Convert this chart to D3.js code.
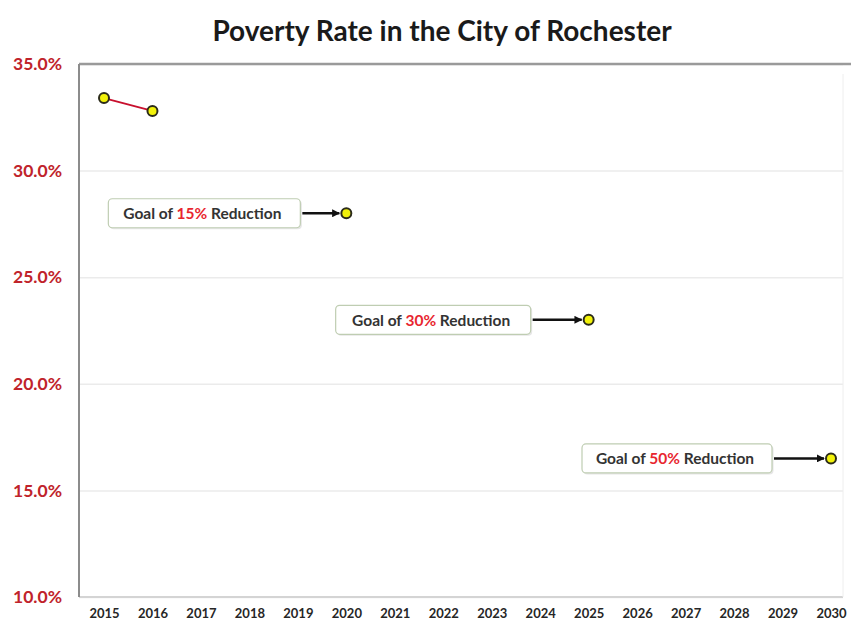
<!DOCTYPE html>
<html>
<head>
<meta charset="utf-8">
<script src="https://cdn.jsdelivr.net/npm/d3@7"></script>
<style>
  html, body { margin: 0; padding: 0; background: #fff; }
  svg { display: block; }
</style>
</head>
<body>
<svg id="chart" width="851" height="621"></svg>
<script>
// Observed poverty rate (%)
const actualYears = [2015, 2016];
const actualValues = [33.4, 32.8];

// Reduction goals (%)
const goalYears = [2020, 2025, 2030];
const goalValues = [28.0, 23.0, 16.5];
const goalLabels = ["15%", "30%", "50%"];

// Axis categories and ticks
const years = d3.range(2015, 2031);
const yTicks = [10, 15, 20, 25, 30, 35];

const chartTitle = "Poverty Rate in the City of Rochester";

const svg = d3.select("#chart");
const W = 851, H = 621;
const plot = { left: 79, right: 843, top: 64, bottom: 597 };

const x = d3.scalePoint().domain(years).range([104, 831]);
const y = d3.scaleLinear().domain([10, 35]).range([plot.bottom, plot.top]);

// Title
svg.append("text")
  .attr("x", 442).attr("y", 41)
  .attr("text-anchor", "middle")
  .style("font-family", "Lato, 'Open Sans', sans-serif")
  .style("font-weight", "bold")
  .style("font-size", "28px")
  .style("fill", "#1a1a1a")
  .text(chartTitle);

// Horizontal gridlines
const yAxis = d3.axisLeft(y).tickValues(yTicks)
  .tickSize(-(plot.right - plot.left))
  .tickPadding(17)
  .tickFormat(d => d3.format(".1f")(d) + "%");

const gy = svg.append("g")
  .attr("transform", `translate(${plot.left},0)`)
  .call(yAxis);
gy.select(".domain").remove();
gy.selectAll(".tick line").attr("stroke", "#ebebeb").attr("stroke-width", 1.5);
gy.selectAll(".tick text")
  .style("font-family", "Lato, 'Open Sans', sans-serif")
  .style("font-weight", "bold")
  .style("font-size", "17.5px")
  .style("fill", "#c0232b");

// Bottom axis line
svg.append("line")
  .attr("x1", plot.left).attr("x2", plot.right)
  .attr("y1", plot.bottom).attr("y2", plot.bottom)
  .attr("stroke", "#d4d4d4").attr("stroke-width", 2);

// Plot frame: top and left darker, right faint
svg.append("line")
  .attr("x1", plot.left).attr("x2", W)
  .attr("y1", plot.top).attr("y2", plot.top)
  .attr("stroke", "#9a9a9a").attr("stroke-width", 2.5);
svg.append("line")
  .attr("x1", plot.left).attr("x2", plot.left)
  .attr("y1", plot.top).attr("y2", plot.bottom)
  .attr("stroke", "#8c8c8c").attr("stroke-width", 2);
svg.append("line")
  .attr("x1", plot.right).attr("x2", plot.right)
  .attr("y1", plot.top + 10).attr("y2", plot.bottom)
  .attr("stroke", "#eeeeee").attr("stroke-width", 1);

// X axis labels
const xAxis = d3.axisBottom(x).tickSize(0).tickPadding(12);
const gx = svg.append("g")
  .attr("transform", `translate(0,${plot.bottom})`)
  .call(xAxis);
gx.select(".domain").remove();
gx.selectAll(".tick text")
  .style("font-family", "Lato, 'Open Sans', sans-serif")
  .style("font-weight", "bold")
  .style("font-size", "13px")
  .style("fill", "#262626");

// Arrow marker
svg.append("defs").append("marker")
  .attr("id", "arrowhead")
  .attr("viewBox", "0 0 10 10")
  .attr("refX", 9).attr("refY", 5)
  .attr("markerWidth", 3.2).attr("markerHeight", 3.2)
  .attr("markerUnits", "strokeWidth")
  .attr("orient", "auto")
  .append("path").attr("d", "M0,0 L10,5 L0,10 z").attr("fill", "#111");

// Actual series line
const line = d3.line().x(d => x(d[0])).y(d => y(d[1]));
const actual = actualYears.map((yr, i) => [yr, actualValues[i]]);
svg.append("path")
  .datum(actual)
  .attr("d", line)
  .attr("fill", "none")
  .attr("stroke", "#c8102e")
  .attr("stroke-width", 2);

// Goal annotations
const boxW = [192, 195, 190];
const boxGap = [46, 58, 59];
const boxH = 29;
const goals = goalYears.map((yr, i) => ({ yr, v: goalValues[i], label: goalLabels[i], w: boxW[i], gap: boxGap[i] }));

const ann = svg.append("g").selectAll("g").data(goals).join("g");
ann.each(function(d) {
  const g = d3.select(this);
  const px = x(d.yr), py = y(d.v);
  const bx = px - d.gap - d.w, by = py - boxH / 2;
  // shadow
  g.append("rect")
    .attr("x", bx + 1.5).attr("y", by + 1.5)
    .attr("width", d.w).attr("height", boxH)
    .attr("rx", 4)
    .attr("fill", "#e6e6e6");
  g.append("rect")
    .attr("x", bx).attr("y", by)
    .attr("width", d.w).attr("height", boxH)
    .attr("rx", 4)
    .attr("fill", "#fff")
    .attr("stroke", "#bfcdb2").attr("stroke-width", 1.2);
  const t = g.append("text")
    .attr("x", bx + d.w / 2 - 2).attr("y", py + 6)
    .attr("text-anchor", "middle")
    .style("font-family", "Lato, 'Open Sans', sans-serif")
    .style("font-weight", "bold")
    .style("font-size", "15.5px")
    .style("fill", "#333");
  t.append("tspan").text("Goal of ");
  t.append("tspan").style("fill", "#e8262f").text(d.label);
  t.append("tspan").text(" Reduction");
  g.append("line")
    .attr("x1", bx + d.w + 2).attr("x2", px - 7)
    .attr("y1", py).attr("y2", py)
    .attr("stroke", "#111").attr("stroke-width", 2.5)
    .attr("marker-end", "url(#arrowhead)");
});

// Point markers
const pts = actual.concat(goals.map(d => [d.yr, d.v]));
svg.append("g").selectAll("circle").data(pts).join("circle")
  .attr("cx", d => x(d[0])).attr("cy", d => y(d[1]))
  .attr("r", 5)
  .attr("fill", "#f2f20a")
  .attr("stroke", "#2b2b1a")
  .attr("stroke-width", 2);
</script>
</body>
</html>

- - - -

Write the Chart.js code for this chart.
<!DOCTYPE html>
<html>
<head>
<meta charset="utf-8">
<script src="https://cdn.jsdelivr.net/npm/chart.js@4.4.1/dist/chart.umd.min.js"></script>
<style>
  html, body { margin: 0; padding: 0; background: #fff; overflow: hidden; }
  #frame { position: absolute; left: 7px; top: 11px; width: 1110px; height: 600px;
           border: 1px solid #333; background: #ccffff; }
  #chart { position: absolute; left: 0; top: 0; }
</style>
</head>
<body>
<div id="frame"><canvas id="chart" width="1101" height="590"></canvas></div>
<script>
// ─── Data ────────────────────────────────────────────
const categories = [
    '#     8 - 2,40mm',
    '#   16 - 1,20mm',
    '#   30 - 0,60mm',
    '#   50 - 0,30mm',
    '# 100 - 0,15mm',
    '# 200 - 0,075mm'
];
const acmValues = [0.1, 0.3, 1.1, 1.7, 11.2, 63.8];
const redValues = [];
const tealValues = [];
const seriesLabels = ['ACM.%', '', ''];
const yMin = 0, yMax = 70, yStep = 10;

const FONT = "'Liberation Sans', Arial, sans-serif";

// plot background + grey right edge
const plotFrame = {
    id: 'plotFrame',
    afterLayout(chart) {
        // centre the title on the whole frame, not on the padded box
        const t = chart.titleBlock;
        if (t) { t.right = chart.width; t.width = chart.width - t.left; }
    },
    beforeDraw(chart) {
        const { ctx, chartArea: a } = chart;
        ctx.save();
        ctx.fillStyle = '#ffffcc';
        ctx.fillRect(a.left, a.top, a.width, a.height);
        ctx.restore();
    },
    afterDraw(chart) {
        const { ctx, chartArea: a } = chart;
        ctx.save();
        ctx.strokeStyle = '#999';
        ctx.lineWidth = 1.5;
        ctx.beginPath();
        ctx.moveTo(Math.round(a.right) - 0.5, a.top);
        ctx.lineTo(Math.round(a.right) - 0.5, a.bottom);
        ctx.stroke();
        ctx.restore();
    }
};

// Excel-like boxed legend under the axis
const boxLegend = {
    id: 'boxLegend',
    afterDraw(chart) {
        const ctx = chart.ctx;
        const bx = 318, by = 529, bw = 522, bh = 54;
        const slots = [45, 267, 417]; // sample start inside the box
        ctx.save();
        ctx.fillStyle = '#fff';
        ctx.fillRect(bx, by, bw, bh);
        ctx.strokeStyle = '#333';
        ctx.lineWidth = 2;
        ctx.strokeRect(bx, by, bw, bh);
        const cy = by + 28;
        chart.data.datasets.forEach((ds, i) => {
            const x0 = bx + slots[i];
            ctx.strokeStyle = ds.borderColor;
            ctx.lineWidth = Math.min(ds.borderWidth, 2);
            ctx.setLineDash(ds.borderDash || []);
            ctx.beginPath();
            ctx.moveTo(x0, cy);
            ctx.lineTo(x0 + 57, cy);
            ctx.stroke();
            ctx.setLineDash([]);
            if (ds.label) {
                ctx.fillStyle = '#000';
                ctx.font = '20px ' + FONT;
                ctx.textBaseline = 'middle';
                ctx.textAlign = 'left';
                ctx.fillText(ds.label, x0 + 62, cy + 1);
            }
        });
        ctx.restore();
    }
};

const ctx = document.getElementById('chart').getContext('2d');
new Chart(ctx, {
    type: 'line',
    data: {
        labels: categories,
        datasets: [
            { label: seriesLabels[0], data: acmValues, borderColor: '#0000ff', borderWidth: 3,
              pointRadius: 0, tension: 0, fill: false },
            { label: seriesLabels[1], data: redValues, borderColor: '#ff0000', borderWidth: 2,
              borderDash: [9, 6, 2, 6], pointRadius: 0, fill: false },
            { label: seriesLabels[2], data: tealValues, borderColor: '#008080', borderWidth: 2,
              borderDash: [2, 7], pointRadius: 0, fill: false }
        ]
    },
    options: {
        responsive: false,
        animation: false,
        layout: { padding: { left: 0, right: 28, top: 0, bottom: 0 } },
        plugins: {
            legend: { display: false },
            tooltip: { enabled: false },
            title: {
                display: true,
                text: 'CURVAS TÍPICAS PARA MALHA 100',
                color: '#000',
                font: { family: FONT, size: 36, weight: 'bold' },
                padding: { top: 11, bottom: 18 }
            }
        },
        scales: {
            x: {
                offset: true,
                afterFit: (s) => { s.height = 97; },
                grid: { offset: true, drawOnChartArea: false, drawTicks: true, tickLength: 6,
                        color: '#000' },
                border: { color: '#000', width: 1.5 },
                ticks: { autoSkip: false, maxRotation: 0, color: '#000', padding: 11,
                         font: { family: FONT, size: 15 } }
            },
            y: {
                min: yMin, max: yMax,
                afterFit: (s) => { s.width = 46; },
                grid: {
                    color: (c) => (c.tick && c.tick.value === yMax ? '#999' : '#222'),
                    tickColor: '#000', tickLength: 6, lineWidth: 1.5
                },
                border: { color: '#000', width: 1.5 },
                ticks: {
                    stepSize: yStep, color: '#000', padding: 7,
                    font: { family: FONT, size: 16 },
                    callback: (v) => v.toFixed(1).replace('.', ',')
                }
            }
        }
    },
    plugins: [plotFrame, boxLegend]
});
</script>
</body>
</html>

- - - -

◆ WHAT YOU SHOULD DO ◆
Go through the records. Copy each line where "this" appears.

◆ THE RESPONSE ◆
Convert this chart to D3.js code.
  const g = d3.select(this);
Write the Chart.js code for this chart.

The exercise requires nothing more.